::: Dataset extract

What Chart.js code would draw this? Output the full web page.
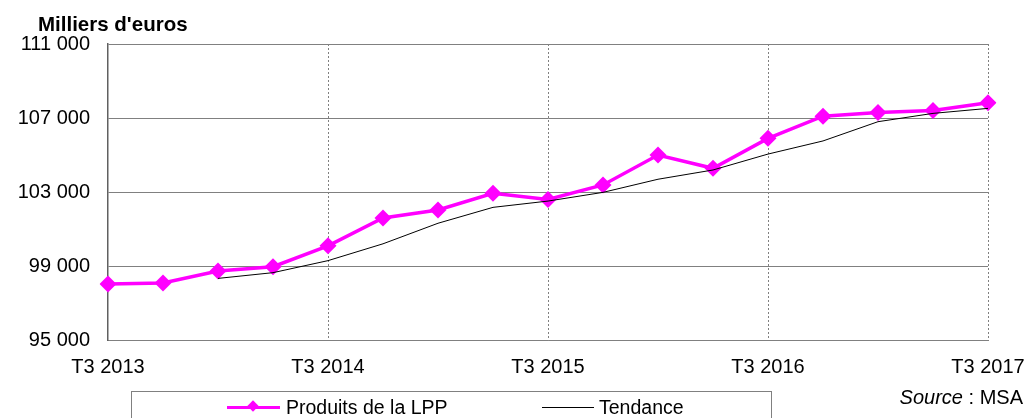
<!DOCTYPE html>
<html>
<head>
<meta charset="utf-8">
<script src="https://cdn.jsdelivr.net/npm/chart.js@4/dist/chart.umd.min.js"></script>
<style>
  html, body { margin: 0; padding: 0; background: #fff; }
  body { width: 1028px; height: 418px; position: relative; overflow: hidden; font-family: "Liberation Sans", Arial, sans-serif; }
  #c { position: absolute; left: 0; top: 0; }
  .txt { position: absolute; color: #000; white-space: nowrap; font-size: 19.5px; line-height: 1; }
  #title { left: 38px; top: 14px; font-weight: bold; font-size: 20.5px; }
  #legend { position: absolute; left: 131px; top: 391px; width: 641px; height: 40px; border: 1px solid #808080; box-sizing: border-box; }
  #source { right: 5px; top: 387px; font-size: 20px; }
</style>
</head>
<body>
<canvas id="c" width="1028" height="418"></canvas>
<div class="txt" id="title">Milliers d'euros</div>
<div id="legend">
  <div style="position:absolute;left:95px;top:14px;width:53px;height:3px;background:#FF00FF"></div>
  <div style="position:absolute;left:117px;top:10px;width:8px;height:8px;background:#FF00FF;transform:rotate(45deg)"></div>
  <div class="txt" style="left:154px;top:6px">Produits de la LPP</div>
  <div style="position:absolute;left:410px;top:15px;width:52px;height:1px;background:#000"></div>
  <div class="txt" style="left:467px;top:6px">Tendance</div>
</div>
<div class="txt" id="source"><i>Source</i> : MSA</div>
<script>
const categories = ["T3 2013","T4 2013","T1 2014","T2 2014","T3 2014","T4 2014","T1 2015","T2 2015","T3 2015","T4 2015","T1 2016","T2 2016","T3 2016","T4 2016","T1 2017","T2 2017","T3 2017"];
const produitsLPP = [98030, 98080, 98730, 98960, 100090, 101600, 102030, 102930, 102600, 103380, 105000, 104280, 105900, 107100, 107300, 107400, 107830];
const tendance = [null, null, 98330, 98640, 99290, 100200, 101310, 102170, 102510, 102980, 103690, 104190, 105050, 105760, 106800, 107250, 107520];
const yTicks = [95000, 99000, 103000, 107000, 111000];
const xTickLabels = ["T3 2013","T3 2014","T3 2015","T3 2016","T3 2017"];

const fmt = v => String(v).replace(/\B(?=(\d{3})+(?!\d))/g, ' ');

new Chart(document.getElementById('c'), {
  type: 'line',
  data: {
    labels: categories,
    datasets: [
      {
        label: 'Produits de la LPP',
        data: produitsLPP,
        borderColor: '#FF00FF',
        backgroundColor: '#FF00FF',
        borderWidth: 3.5,
        pointStyle: 'rectRot',
        pointRadius: 8.5,
        pointBorderWidth: 0,
        tension: 0,
        order: 1
      },
      {
        label: 'Tendance',
        data: tendance,
        borderColor: '#000000',
        borderWidth: 1,
        pointRadius: 0,
        tension: 0,
        spanGaps: false,
        order: 0
      }
    ]
  },
  options: {
    responsive: false,
    animation: false,
    devicePixelRatio: 1,
    layout: { padding: { top: 44, right: 40, left: 0, bottom: 0 } },
    plugins: { legend: { display: false }, tooltip: { enabled: false }, title: { display: false } },
    scales: {
      x: {
        type: 'category',
        offset: false,
        grid: {
          color: ctx => (ctx.index > 0 && xTickLabels.includes(categories[ctx.index])) ? '#808080' : 'rgba(0,0,0,0)',
          lineWidth: 1,
          drawTicks: false
        },
        border: { display: true, color: '#808080', width: 1, dash: [2, 2] },
        ticks: {
          autoSkip: false,
          maxRotation: 0,
          padding: 15,
          color: '#000',
          font: { family: 'Liberation Sans', size: 20 },
          callback: function (v, i) {
            const l = categories[i];
            return xTickLabels.includes(l) ? l : '';
          }
        },
        afterFit: s => { s.height = 78; s.paddingLeft = 0; s.paddingRight = 0; }
      },
      y: {
        min: 95000,
        max: 111000,
        afterBuildTicks: s => { s.ticks = yTicks.map(v => ({ value: v })); },
        grid: { color: '#808080', lineWidth: 1, drawTicks: false },
        border: { display: true, color: '#606060', width: 1.5 },
        ticks: {
          padding: 18,
          color: '#000',
          font: { family: 'Liberation Sans', size: 20 },
          callback: v => fmt(v)
        },
        afterFit: s => { s.width = 108; s.paddingTop = 0; s.paddingBottom = 0; }
      }
    }
  }
});
</script>
</body>
</html>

::::::

**Instructions for the task**
Every line of the data should be copied as it stands, without the images.

**Output of the exercise**
What Chart.js code would draw this? Output the full web page.
<!DOCTYPE html>
<html>
<head>
<meta charset="utf-8">
<script src="https://cdn.jsdelivr.net/npm/chart.js@4/dist/chart.umd.min.js"></script>
<style>
  html, body { margin: 0; padding: 0; background: #fff; }
  body { width: 1028px; height: 418px; position: relative; overflow: hidden; font-family: "Liberation Sans", Arial, sans-serif; }
  #c { position: absolute; left: 0; top: 0; }
  .txt { position: absolute; color: #000; white-space: nowrap; font-size: 19.5px; line-height: 1; }
  #title { left: 38px; top: 14px; font-weight: bold; font-size: 20.5px; }
  #legend { position: absolute; left: 131px; top: 391px; width: 641px; height: 40px; border: 1px solid #808080; box-sizing: border-box; }
  #source { right: 5px; top: 387px; font-size: 20px; }
</style>
</head>
<body>
<canvas id="c" width="1028" height="418"></canvas>
<div class="txt" id="title">Milliers d'euros</div>
<div id="legend">
  <div style="position:absolute;left:95px;top:14px;width:53px;height:3px;background:#FF00FF"></div>
  <div style="position:absolute;left:117px;top:10px;width:8px;height:8px;background:#FF00FF;transform:rotate(45deg)"></div>
  <div class="txt" style="left:154px;top:6px">Produits de la LPP</div>
  <div style="position:absolute;left:410px;top:15px;width:52px;height:1px;background:#000"></div>
  <div class="txt" style="left:467px;top:6px">Tendance</div>
</div>
<div class="txt" id="source"><i>Source</i> : MSA</div>
<script>
const categories = ["T3 2013","T4 2013","T1 2014","T2 2014","T3 2014","T4 2014","T1 2015","T2 2015","T3 2015","T4 2015","T1 2016","T2 2016","T3 2016","T4 2016","T1 2017","T2 2017","T3 2017"];
const produitsLPP = [98030, 98080, 98730, 98960, 100090, 101600, 102030, 102930, 102600, 103380, 105000, 104280, 105900, 107100, 107300, 107400, 107830];
const tendance = [null, null, 98330, 98640, 99290, 100200, 101310, 102170, 102510, 102980, 103690, 104190, 105050, 105760, 106800, 107250, 107520];
const yTicks = [95000, 99000, 103000, 107000, 111000];
const xTickLabels = ["T3 2013","T3 2014","T3 2015","T3 2016","T3 2017"];

const fmt = v => String(v).replace(/\B(?=(\d{3})+(?!\d))/g, ' ');

new Chart(document.getElementById('c'), {
  type: 'line',
  data: {
    labels: categories,
    datasets: [
      {
        label: 'Produits de la LPP',
        data: produitsLPP,
        borderColor: '#FF00FF',
        backgroundColor: '#FF00FF',
        borderWidth: 3.5,
        pointStyle: 'rectRot',
        pointRadius: 8.5,
        pointBorderWidth: 0,
        tension: 0,
        order: 1
      },
      {
        label: 'Tendance',
        data: tendance,
        borderColor: '#000000',
        borderWidth: 1,
        pointRadius: 0,
        tension: 0,
        spanGaps: false,
        order: 0
      }
    ]
  },
  options: {
    responsive: false,
    animation: false,
    devicePixelRatio: 1,
    layout: { padding: { top: 44, right: 40, left: 0, bottom: 0 } },
    plugins: { legend: { display: false }, tooltip: { enabled: false }, title: { display: false } },
    scales: {
      x: {
        type: 'category',
        offset: false,
        grid: {
          color: ctx => (ctx.index > 0 && xTickLabels.includes(categories[ctx.index])) ? '#808080' : 'rgba(0,0,0,0)',
          lineWidth: 1,
          drawTicks: false
        },
        border: { display: true, color: '#808080', width: 1, dash: [2, 2] },
        ticks: {
          autoSkip: false,
          maxRotation: 0,
          padding: 15,
          color: '#000',
          font: { family: 'Liberation Sans', size: 20 },
          callback: function (v, i) {
            const l = categories[i];
            return xTickLabels.includes(l) ? l : '';
          }
        },
        afterFit: s => { s.height = 78; s.paddingLeft = 0; s.paddingRight = 0; }
      },
      y: {
        min: 95000,
        max: 111000,
        afterBuildTicks: s => { s.ticks = yTicks.map(v => ({ value: v })); },
        grid: { color: '#808080', lineWidth: 1, drawTicks: false },
        border: { display: true, color: '#606060', width: 1.5 },
        ticks: {
          padding: 18,
          color: '#000',
          font: { family: 'Liberation Sans', size: 20 },
          callback: v => fmt(v)
        },
        afterFit: s => { s.width = 108; s.paddingTop = 0; s.paddingBottom = 0; }
      }
    }
  }
});
</script>
</body>
</html>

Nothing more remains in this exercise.